The DOE wants to dictate to developers how their planning appeals should be dealt with – by public inquiry or hearing. David Sands reports.
In new, controversial draft guidance, the government suggests that the method of determining the appeal be decided by the planning inspectorate.
“Hearings should be used rather than inquiries in all possible cases,” the circular states. “For consistency with the other procedural methods, the choice of the hearings procedure should no longer require the agreement of both principal parties.”

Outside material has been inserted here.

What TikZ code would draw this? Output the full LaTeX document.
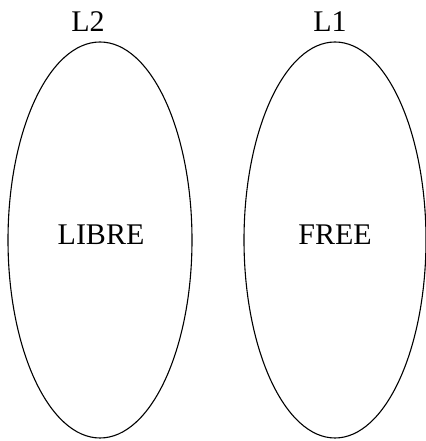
\documentclass[tikz,border=0pt]{standalone}
\usepackage{fontspec}
\setmainfont{Liberation Serif}
\usetikzlibrary{shapes.geometric}
\begin{document}
\begin{tikzpicture}[x=1pt,y=1pt,
  set/.style={draw=black,line width=1.1pt,ellipse,inner sep=0pt,minimum width=184pt,minimum height=396pt},
  lbl/.style={anchor=base,inner sep=0pt,font=\fontsize{30}{36}\selectfont}]
\useasboundingbox (0,0) rectangle (425,441);
\node[set] (e2) at (100,201) {};
\node[set,minimum width=182pt] (e1) at (335,201) {};
\node[lbl] (l2) at (88,409) {L2};
\node[lbl] (l1) at (330,409) {L1};
\node[lbl] (libre) at (101,196) {LIBRE};
\node[lbl] (free) at (335,196) {FREE};
\end{tikzpicture}
\end{document}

Grimley’s senior planner, Jeremy Hinds, said: “Cross-examination is the only tried and trusted means of eliciting the truth. Applicants should not be denied this, even in apparently straightforward cases. Complex issues may arise during the preparation of evidence for a hearing which might not have been foreseen or negotiated at the outset and an inquiry would have been better.”
Speeding up the appeal process and making it more cost-effective was the purpose of the draft, claimed the DOE
But David Goodman, partner and head of planning at solicitor Hammond Suddards, commented: “Far from speeding up the process, many people believe that the proposals may well do the opposite. The need to exhaust all options before going to public inquiries could also disadvantage developers,” he added.
Replacing inquiries with hearings was tried by the DOE in 1994, but the proposals met fierce resistance from the planning bar and nothing came of the ideas.
Later this year the DOE plans a further consultation exercise on possible wider changes to the appeals system that would require legislation.
- The Nolan committee is considering a probe into areas of the planning system.